Every company that comes into contact with export faces the advantages and disadvantages of exporting. Exporting offers the opportunities. A new market can create sales and profit growth. It adds to your ‘brand’ and creates a larger and often more stable market.
But export also requires determining a strategy, having a long term vision and commitment. Exporting is not easy and can sometimes result in nothing but time wasted and money lost.
Determining the right export strategy is a first and important step. Will you start pioneering on your own and set up an office or showroom (direct export) or will you look for a partner to develop and serve the export market (indirect export)? Much depends on your company, the industry you are in and the sales and earnings outlook of the export market.
Direct export means high costs, especially in the development of the export market. Indirect export requires relatively little investment. Moreover, through your export partner you may have direct access to potential customers and relevant information on the export market.
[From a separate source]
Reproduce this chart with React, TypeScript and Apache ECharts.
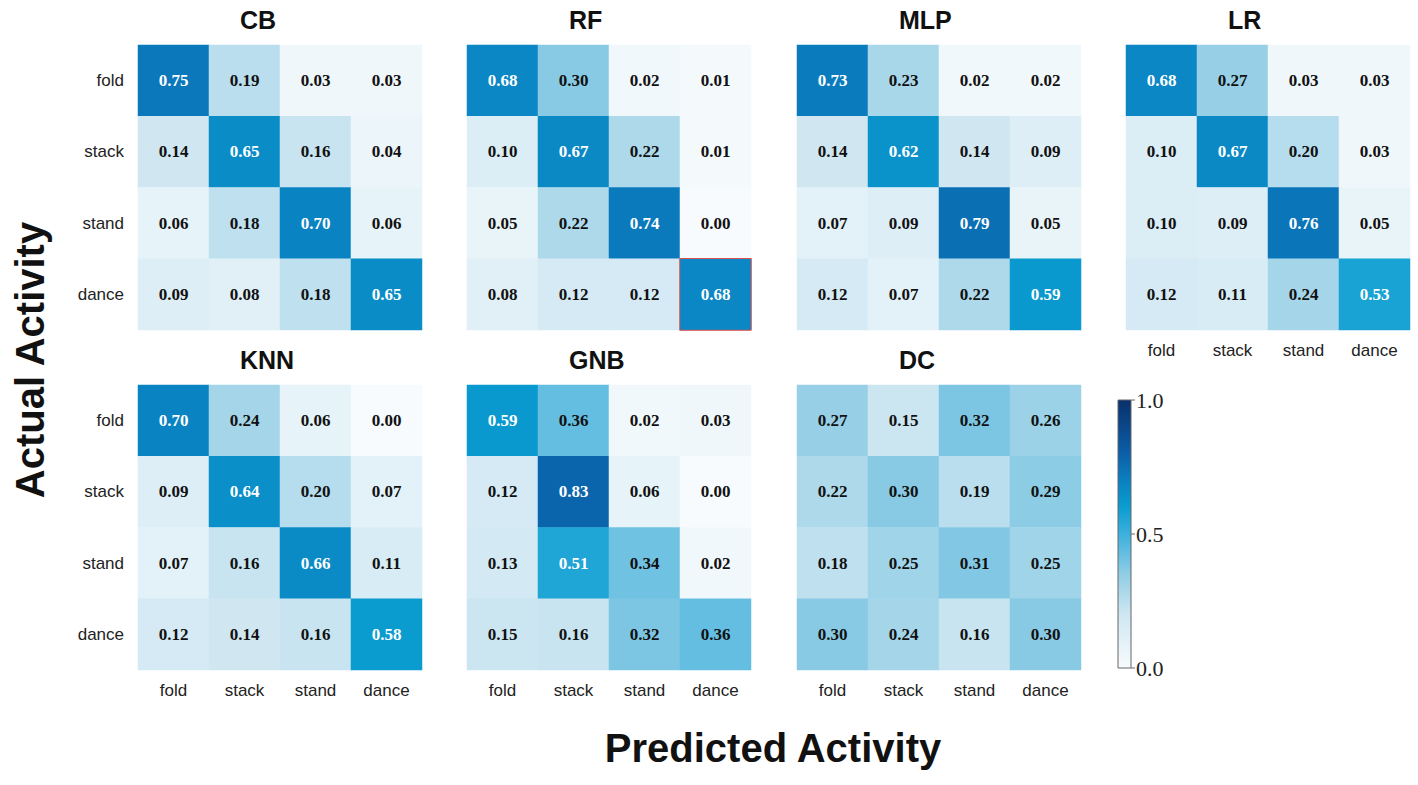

Lindner Benelux BV supports its suppliers in developing and sustaining the export market Benelux. Therefor, our suppliers operate the Benelux market through indirect exporting.
The market- and profit prospects for our suppliers offer them no business case for setting up a direct export strategy. In addition, the type of product they manufacture is best exported using an intermediary, not a distributor. This is due to the nature of the product they produce, a customer specific product with order-based manufacturing.
Lindner Benelux BV acts as an intermediary for its suppliers and support them in developing and sustaining the export Benelux.